- **Records with drawing code**
______________________________

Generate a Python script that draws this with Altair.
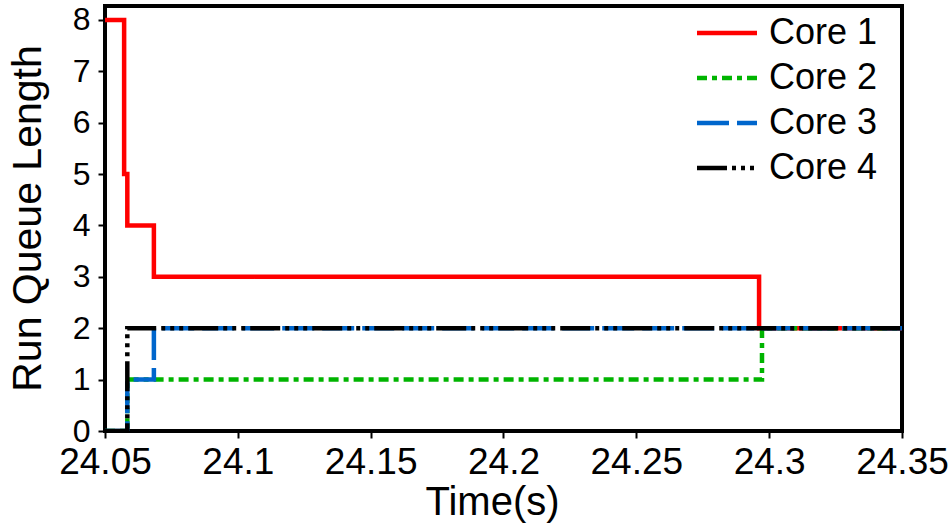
import altair as alt
import pandas as pd

# ---- data ----
series = ["Core 1", "Core 2", "Core 3", "Core 4"]
core1_t = [24.05, 24.0572, 24.0584, 24.0684, 24.2962, 24.35]
core1_v = [8, 5, 4, 3, 2, 2]
core2_t = [24.05, 24.0584, 24.2973, 24.35]
core2_v = [0, 1, 2, 2]
core3_t = [24.05, 24.0584, 24.0684, 24.35]
core3_v = [0, 1, 2, 2]
core4_t = [24.05, 24.0584, 24.35]
core4_v = [0, 2, 2]
x_ticks = [24.05, 24.1, 24.15, 24.2, 24.25, 24.3, 24.35]
y_ticks = [0, 1, 2, 3, 4, 5, 6, 7, 8]

colors = ["#ff0000", "#00b400", "#0066cc", "#000000"]
dashes = [[1, 0], [10, 5, 5, 5], [32, 8], [30, 5, 4, 5, 4, 5, 4, 5]]

rows = []
for name, ts, vs in zip(series, [core1_t, core2_t, core3_t, core4_t],
                        [core1_v, core2_v, core3_v, core4_v]):
    for t, v in zip(ts, vs):
        rows.append({"core": name, "time": t, "len": v})
df = pd.DataFrame(rows)

FONT = "Liberation Sans"

chart = alt.Chart(df).mark_line(
    interpolate="step-after", strokeWidth=4.5, clip=True
).encode(
    x=alt.X("time:Q",
            scale=alt.Scale(domain=[24.05, 24.35], nice=False, zero=False),
            axis=alt.Axis(values=x_ticks, format="~g", title="Time(s)",
                          labelFontSize=37, titleFontSize=40,
                          labelPadding=6, titleX=387, titleY=83,
                          titleBaseline="alphabetic", labelFlush=False,
                          grid=False)),
    y=alt.Y("len:Q",
            scale=alt.Scale(domain=[0, 8.27], nice=False),
            axis=alt.Axis(values=y_ticks, title="Run Queue Length",
                          labelFontSize=32, titleFontSize=41,
                          labelPadding=8, titleX=-77, titleY=212,
                          titleBaseline="middle", grid=False)),
    color=alt.Color("core:N",
                    scale=alt.Scale(domain=series, range=colors),
                    legend=alt.Legend(title=None, orient="none",
                                      legendX=584, legendY=9,
                                      symbolType="M-3,0H3", symbolSize=400,
                                      symbolStrokeWidth=4.5,
                                      symbolOffset=20,
                                      labelFontSize=36, labelOffset=24,
                                      rowPadding=9, padding=0,
                                      labelFont=FONT)),
    strokeDash=alt.StrokeDash("core:N",
                              scale=alt.Scale(domain=series, range=dashes),
                              legend=None),
).properties(
    width=797, height=425,
    autosize=alt.AutoSizeParams(type="none"),
    padding={"left": 105, "top": 6, "right": 49, "bottom": 94},
).configure_view(
    stroke="black", strokeWidth=4
).configure_axis(
    domain=False, tickColor="black", tickWidth=2, tickSize=7,
    labelColor="black", titleColor="black", labelFont=FONT, titleFont=FONT,
    titleFontWeight="normal"
).configure_legend(
    labelColor="black"
)

chart.save("out.html", embed_options={"renderer": "svg", "actions": False})
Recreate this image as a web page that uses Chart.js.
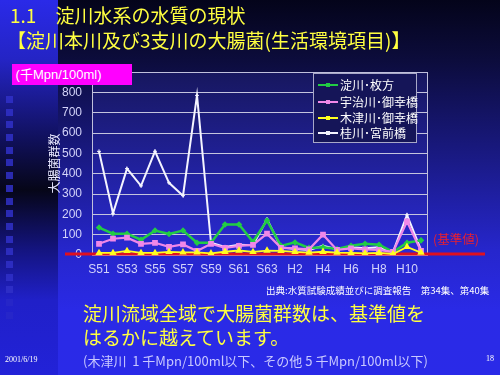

______________________________

- **Exercise aim**
Leave out the pictures and give the rest of the records again exactly.

- **Complete response**
Generate a Python script that draws this with Altair.
import altair as alt
import pandas as pd

# ---- data ----
series = ["Core 1", "Core 2", "Core 3", "Core 4"]
core1_t = [24.05, 24.0572, 24.0584, 24.0684, 24.2962, 24.35]
core1_v = [8, 5, 4, 3, 2, 2]
core2_t = [24.05, 24.0584, 24.2973, 24.35]
core2_v = [0, 1, 2, 2]
core3_t = [24.05, 24.0584, 24.0684, 24.35]
core3_v = [0, 1, 2, 2]
core4_t = [24.05, 24.0584, 24.35]
core4_v = [0, 2, 2]
x_ticks = [24.05, 24.1, 24.15, 24.2, 24.25, 24.3, 24.35]
y_ticks = [0, 1, 2, 3, 4, 5, 6, 7, 8]

colors = ["#ff0000", "#00b400", "#0066cc", "#000000"]
dashes = [[1, 0], [10, 5, 5, 5], [32, 8], [30, 5, 4, 5, 4, 5, 4, 5]]

rows = []
for name, ts, vs in zip(series, [core1_t, core2_t, core3_t, core4_t],
                        [core1_v, core2_v, core3_v, core4_v]):
    for t, v in zip(ts, vs):
        rows.append({"core": name, "time": t, "len": v})
df = pd.DataFrame(rows)

FONT = "Liberation Sans"

chart = alt.Chart(df).mark_line(
    interpolate="step-after", strokeWidth=4.5, clip=True
).encode(
    x=alt.X("time:Q",
            scale=alt.Scale(domain=[24.05, 24.35], nice=False, zero=False),
            axis=alt.Axis(values=x_ticks, format="~g", title="Time(s)",
                          labelFontSize=37, titleFontSize=40,
                          labelPadding=6, titleX=387, titleY=83,
                          titleBaseline="alphabetic", labelFlush=False,
                          grid=False)),
    y=alt.Y("len:Q",
            scale=alt.Scale(domain=[0, 8.27], nice=False),
            axis=alt.Axis(values=y_ticks, title="Run Queue Length",
                          labelFontSize=32, titleFontSize=41,
                          labelPadding=8, titleX=-77, titleY=212,
                          titleBaseline="middle", grid=False)),
    color=alt.Color("core:N",
                    scale=alt.Scale(domain=series, range=colors),
                    legend=alt.Legend(title=None, orient="none",
                                      legendX=584, legendY=9,
                                      symbolType="M-3,0H3", symbolSize=400,
                                      symbolStrokeWidth=4.5,
                                      symbolOffset=20,
                                      labelFontSize=36, labelOffset=24,
                                      rowPadding=9, padding=0,
                                      labelFont=FONT)),
    strokeDash=alt.StrokeDash("core:N",
                              scale=alt.Scale(domain=series, range=dashes),
                              legend=None),
).properties(
    width=797, height=425,
    autosize=alt.AutoSizeParams(type="none"),
    padding={"left": 105, "top": 6, "right": 49, "bottom": 94},
).configure_view(
    stroke="black", strokeWidth=4
).configure_axis(
    domain=False, tickColor="black", tickWidth=2, tickSize=7,
    labelColor="black", titleColor="black", labelFont=FONT, titleFont=FONT,
    titleFontWeight="normal"
).configure_legend(
    labelColor="black"
)

chart.save("out.html", embed_options={"renderer": "svg", "actions": False})
Recreate this image as a web page that uses Chart.js.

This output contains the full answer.